- _INSTRUCTIONS TO FOLLOW_:
Write out the material exactly, without any of its pictures.

====================

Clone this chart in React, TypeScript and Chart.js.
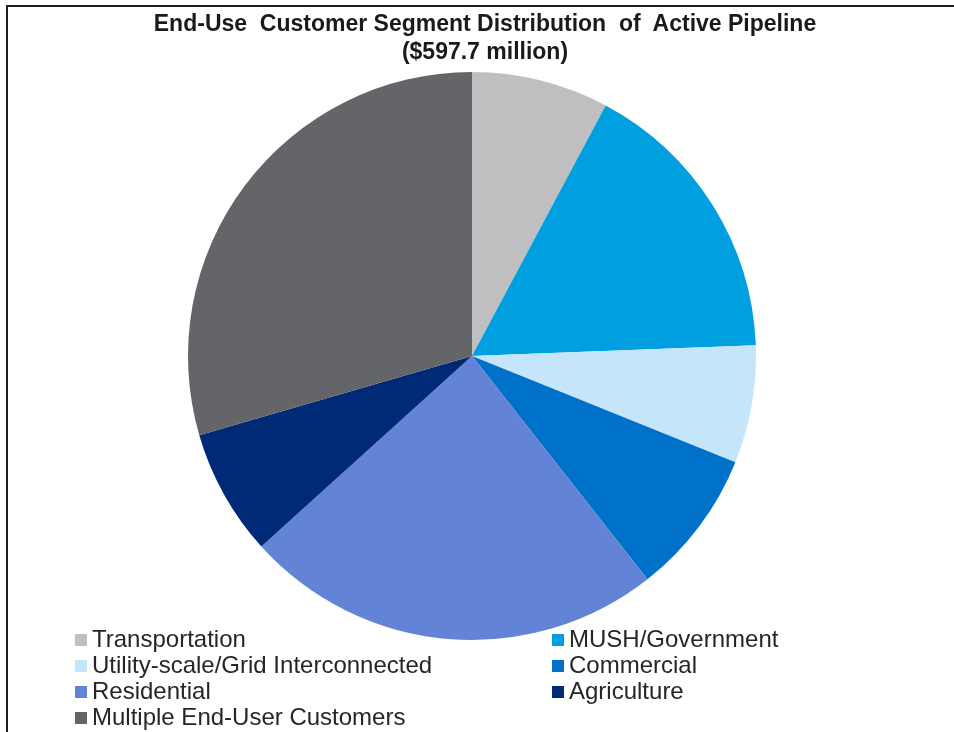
import React, { useEffect, useRef } from "react";
import { Chart, registerables } from "chart.js";

Chart.register(...registerables);

const titleLines = [
  "End-Use  Customer Segment Distribution  of  Active Pipeline",
  "($597.7 million)",
];

const categories = [
  "Transportation",
  "MUSH/Government",
  "Utility-scale/Grid Interconnected",
  "Commercial",
  "Residential",
  "Agriculture",
  "Multiple End-User Customers",
];

// share of active pipeline, percent
const shares = [7.8, 16.6, 6.7, 8.3, 23.9, 7.2, 29.5];

const colors = [
  "#BFBFC1",
  "#009FE0",
  "#C5E5FB",
  "#0071C9",
  "#6384D6",
  "#002A75",
  "#636569",
];

// legend layout: left column / right column
const legendLeft = [0, 2, 4, 6];
const legendRight = [1, 3, 5];

export default function App() {
  const canvasRef = useRef<HTMLCanvasElement | null>(null);

  useEffect(() => {
    if (!canvasRef.current) return;
    const chart = new Chart(canvasRef.current, {
      type: "pie",
      data: {
        labels: categories,
        datasets: [
          {
            data: shares,
            backgroundColor: colors,
            borderWidth: 0,
          },
        ],
      },
      options: {
        responsive: false,
        animation: false,
        layout: { padding: { left: 188, right: 198, top: 72, bottom: 92 } },
        plugins: {
          legend: { display: false },
          tooltip: { enabled: false },
          title: { display: false },
        },
      },
    });
    return () => chart.destroy();
  }, []);

  const legendItem = (i: number) => (
    <div
      key={i}
      style={{ height: 26, display: "flex", alignItems: "center", whiteSpace: "nowrap" }}
    >
      <span
        style={{
          display: "inline-block",
          width: 12,
          height: 12,
          background: colors[i],
          marginRight: 5,
          marginTop: 2,
        }}
      />
      <span>{categories[i]}</span>
    </div>
  );

  const legendStyle = {
    position: "absolute" as const,
    top: 626,
    fontFamily: "'Liberation Sans', Arial, sans-serif",
    fontSize: 24,
    lineHeight: "26px",
    color: "#262626",
  };

  return (
    <div
      style={{
        position: "absolute",
        left: 0,
        top: 0,
        width: 954,
        height: 732,
        overflow: "hidden",
        background: "#fff",
      }}
    >
      <canvas ref={canvasRef} width={954} height={732} style={{ position: "absolute", left: 0, top: 0 }} />
      <div
        style={{
          position: "absolute",
          left: 0,
          top: 9,
          width: 970,
          textAlign: "center",
          fontFamily: "'Liberation Sans', Arial, sans-serif",
          fontSize: 23,
          fontWeight: "bold",
          lineHeight: "28px",
          color: "#1a1a1a",
          whiteSpace: "pre",
        }}
      >
        {titleLines.map((t, i) => (
          <div key={i}>{t}</div>
        ))}
      </div>
      <div style={{ position: "absolute", left: 6, top: 5, width: 948, height: 2, background: "#1f1f1f" }} />
      <div style={{ position: "absolute", left: 6, top: 5, width: 2, height: 727, background: "#1f1f1f" }} />
      <div style={{ ...legendStyle, left: 75 }}>{legendLeft.map(legendItem)}</div>
      <div style={{ ...legendStyle, left: 552 }}>{legendRight.map(legendItem)}</div>
    </div>
  );
}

====================

- _SOLUTION TO THIS TASK_:
Clone this chart in React, TypeScript and Chart.js.
import React, { useEffect, useRef } from "react";
import { Chart, registerables } from "chart.js";

Chart.register(...registerables);

const titleLines = [
  "End-Use  Customer Segment Distribution  of  Active Pipeline",
  "($597.7 million)",
];

const categories = [
  "Transportation",
  "MUSH/Government",
  "Utility-scale/Grid Interconnected",
  "Commercial",
  "Residential",
  "Agriculture",
  "Multiple End-User Customers",
];

// share of active pipeline, percent
const shares = [7.8, 16.6, 6.7, 8.3, 23.9, 7.2, 29.5];

const colors = [
  "#BFBFC1",
  "#009FE0",
  "#C5E5FB",
  "#0071C9",
  "#6384D6",
  "#002A75",
  "#636569",
];

// legend layout: left column / right column
const legendLeft = [0, 2, 4, 6];
const legendRight = [1, 3, 5];

export default function App() {
  const canvasRef = useRef<HTMLCanvasElement | null>(null);

  useEffect(() => {
    if (!canvasRef.current) return;
    const chart = new Chart(canvasRef.current, {
      type: "pie",
      data: {
        labels: categories,
        datasets: [
          {
            data: shares,
            backgroundColor: colors,
            borderWidth: 0,
          },
        ],
      },
      options: {
        responsive: false,
        animation: false,
        layout: { padding: { left: 188, right: 198, top: 72, bottom: 92 } },
        plugins: {
          legend: { display: false },
          tooltip: { enabled: false },
          title: { display: false },
        },
      },
    });
    return () => chart.destroy();
  }, []);

  const legendItem = (i: number) => (
    <div
      key={i}
      style={{ height: 26, display: "flex", alignItems: "center", whiteSpace: "nowrap" }}
    >
      <span
        style={{
          display: "inline-block",
          width: 12,
          height: 12,
          background: colors[i],
          marginRight: 5,
          marginTop: 2,
        }}
      />
      <span>{categories[i]}</span>
    </div>
  );

  const legendStyle = {
    position: "absolute" as const,
    top: 626,
    fontFamily: "'Liberation Sans', Arial, sans-serif",
    fontSize: 24,
    lineHeight: "26px",
    color: "#262626",
  };

  return (
    <div
      style={{
        position: "absolute",
        left: 0,
        top: 0,
        width: 954,
        height: 732,
        overflow: "hidden",
        background: "#fff",
      }}
    >
      <canvas ref={canvasRef} width={954} height={732} style={{ position: "absolute", left: 0, top: 0 }} />
      <div
        style={{
          position: "absolute",
          left: 0,
          top: 9,
          width: 970,
          textAlign: "center",
          fontFamily: "'Liberation Sans', Arial, sans-serif",
          fontSize: 23,
          fontWeight: "bold",
          lineHeight: "28px",
          color: "#1a1a1a",
          whiteSpace: "pre",
        }}
      >
        {titleLines.map((t, i) => (
          <div key={i}>{t}</div>
        ))}
      </div>
      <div style={{ position: "absolute", left: 6, top: 5, width: 948, height: 2, background: "#1f1f1f" }} />
      <div style={{ position: "absolute", left: 6, top: 5, width: 2, height: 727, background: "#1f1f1f" }} />
      <div style={{ ...legendStyle, left: 75 }}>{legendLeft.map(legendItem)}</div>
      <div style={{ ...legendStyle, left: 552 }}>{legendRight.map(legendItem)}</div>
    </div>
  );
}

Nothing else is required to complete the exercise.